APPELL IMORDE PROJEKTENTWICKLUNG
Liebe Anja, lieber Marc,
vor einigen Jahren hat das Netzwerk Innenstadt NRW auch mir Eurer Unterstützung ein Symposium durchführen können zum Thema „Experimentierräume“.
Bei diesem Symposium ging es darum, dass jede Stadt Räume, wie ihr sie bespielt und nutzt, braucht, um auch Experimente zulassen zu können.
Das Areal der Klöckner-Humboldt-Deutz AG in Köln-Mülheim ist mit dem Projekt raum 13 genauso ein Experimentierraum.
Experimente haben die Eigenschaft, neue Experimente zu erzeugen. Raum 13 war immer von dem Mechanismus der produktiven Unsicherheit begleitet. Kunst und Kultur – so lautet der immer wieder alte Spruch – brauchen ein Umfeld der Unabhängigkeit, Souveränität und Autonomie. Ist es dann erlaubt, die urbanen Stadtzentren und die neu zu entwickelnden Stadtquartiere mit künstlerischen Interventionen zu konfrontieren? Kann dies auch über die zeitlichen und räumlichen Rahmenbedingungen hinweg und dem Verhältnis von Kunst und Gesellschaft gelingen?
Die Fragen lassen sich nicht so einfach beantworten, aber eines sollten wir festhalten:
Es gibt ein Beziehungsfeld zwischen Kunst und Städtebau
- Aus Sicht der Kunst, weil jeder Künstler und jede Künstlerin Produktions- und Präsentationsorte braucht. Noch wichtiger als die materiellen Zusammenhänge sind die inhaltlichen: Kunst entsteht nicht nur in der Stadt, sondern macht die Stadt auch zum künstlerischen Gegenstand der Auseinandersetzung. Erika Spiegel beschrieb das schon 1972 so: „Sieht man Gesellschaft als Grundbefindlichkeit des Menschen schlechthin, so kann auch Kunst kaum ohne sie und außer ihr ent- und bestehen, und die künstlerische Dimension des Städtebaus gewinnt neues Gewicht“
- Aus der Sicht der Stadt, weil sich Städte nie allein aus ihrer Funktionalität heraus verstehen. Das Besondere einer Stadt wächst aus ihrer kulturellen Überraschungsproduktion bzw. Ihrer Transzendenz. Baulich und funktional äußert sich das in der Architektur, dem Städtebau und in zahlreichen Kultureinrichtungen und Experimentierräumen
Fast alle Analysen zum Zustand und zur Zukunft der (europäischen) Stadt tendieren zu apokalyptischen Negativszenarien. Die technologischen und wirtschaftlichen Veränderungen entwertet den Raum zugunsten der Zeit und führt zum Verlust des Örtlichen und Besonderen – und damit des Städtischen. Der Trend zur wirtschaftliche Rationalisierung und Standardisierung macht die Städte ärmer.

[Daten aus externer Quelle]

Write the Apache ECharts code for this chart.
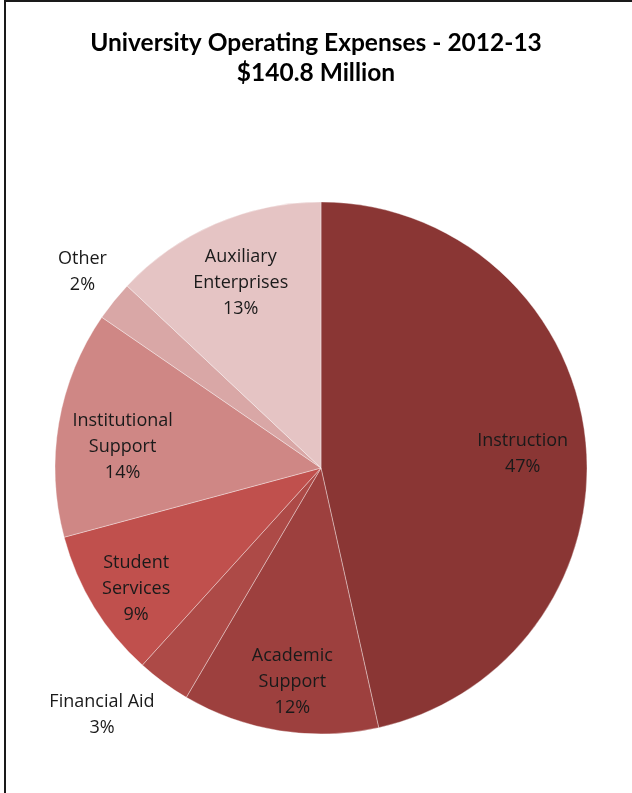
<!DOCTYPE html>
<html>
<head>
<meta charset="utf-8">
<script src="https://cdn.jsdelivr.net/npm/echarts@6/dist/echarts.min.js"></script>
<style>
html,body{margin:0;padding:0;background:#fff;}
#chart{width:632px;height:793px;}
</style>
</head>
<body>
<div id="chart"></div>
<script>
// Data (millions of dollars, total $140.8M)
const categories = ['Instruction', 'Academic Support', 'Financial Aid', 'Student Services', 'Institutional Support', 'Other', 'Auxiliary Enterprises'];
const labelNames = ['Instruction', 'Academic\nSupport', 'Financial Aid', 'Student\nServices', 'Institutional\nSupport', 'Other', 'Auxiliary\nEnterprises'];
const values = [65.5, 16.8, 4.6, 12.8, 19.4, 3.4, 18.3];
const titleLines = ['University Operating Expenses - 2012-13', '$140.8 Million'];

// Styles / label placement (radius fraction and angular nudge, degrees)
const colors = ['#8a3634', '#9d403e', '#ad4a47', '#c0504d', '#cf8785', '#d9a7a6', '#e5c4c4'];
const labelRadiusFactor = [0.76, 0.81, 1.24, 0.83, 0.75, 1.16, 0.76];
const labelAngleShift = [2.3, -1.3, 5.3, -1.7, -3.7, 0.5, 0];
const CX = 321, CY = 468, R = 266;

const total = values.reduce((a, b) => a + b, 0);
const midAngles = [];
(function () {
  let cum = 0;
  values.forEach(v => { midAngles.push((cum + v / 2) / total * 360); cum += v; });
})();

const chart = echarts.init(document.getElementById('chart'), null, {renderer: 'canvas'});
chart.setOption({
  backgroundColor: '#ffffff',
  animation: false,
  title: {
    text: titleLines.join('\n'),
    left: 'center',
    top: 23,
    padding: [5, 5, 5, 13],
    textStyle: {
      fontFamily: 'Lato',
      fontWeight: 'bold',
      fontSize: 24.5,
      lineHeight: 30,
      color: '#000'
    }
  },
  graphic: [{
    type: 'rect',
    shape: {x: 5, y: 1, width: 800, height: 900},
    style: {fill: 'none', stroke: '#1a1a1a', lineWidth: 2},
    silent: true
  }],
  series: [{
    type: 'pie',
    center: [CX, CY],
    radius: R,
    startAngle: 90,
    clockwise: true,
    avoidLabelOverlap: false,
    itemStyle: {borderColor: 'rgba(255,255,255,0.35)', borderWidth: 1},
    label: {
      show: true,
      position: 'inside',
      fontFamily: 'Open Sans',
      fontSize: 18,
      lineHeight: 26,
      color: '#1a1a1a',
      align: 'center',
      formatter: function (p) { return labelNames[p.dataIndex] + '\n' + Math.round(p.percent) + '%'; }
    },
    labelLine: {show: false},
    labelLayout: function (params) {
      const i = params.dataIndex;
      const a = (midAngles[i] + labelAngleShift[i]) * Math.PI / 180;
      const r = labelRadiusFactor[i] * R;
      return {x: CX + r * Math.sin(a), y: CY - r * Math.cos(a), align: 'center', verticalAlign: 'middle'};
    },
    emphasis: {disabled: true},
    data: categories.map((c, i) => ({name: c, value: values[i], itemStyle: {color: colors[i]}}))
  }]
});
</script>
</body>
</html>
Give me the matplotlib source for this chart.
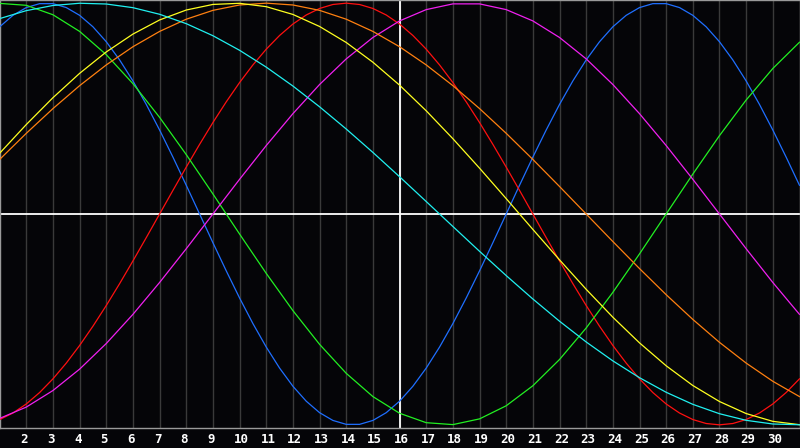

Gerade deshalb brauchen wir Orte und Projekte wie raum 13. Mit euren Vorhaben seid ihr ein im Kern urbanes Projekt und konstituierendes Element von Stadt. Eure Projekte im Areal der Klöckner-Humboldt-Deutz AG sind nur an diesem bestimmten Ort und in dieser spezifischen Situation „sinnstiftend“. Das heißt auch: sie sind immer in spezifischer Weise lokal bzw. regional.
Vito Acconti stellt dazu fest: „Zeit vergeht schnell, der Raum ist langsam. Der Raum ist der Versuch, die Zeit zu orten und zu verstehen.“
Viel Glück für die Fortsetzung Eurer Projekte.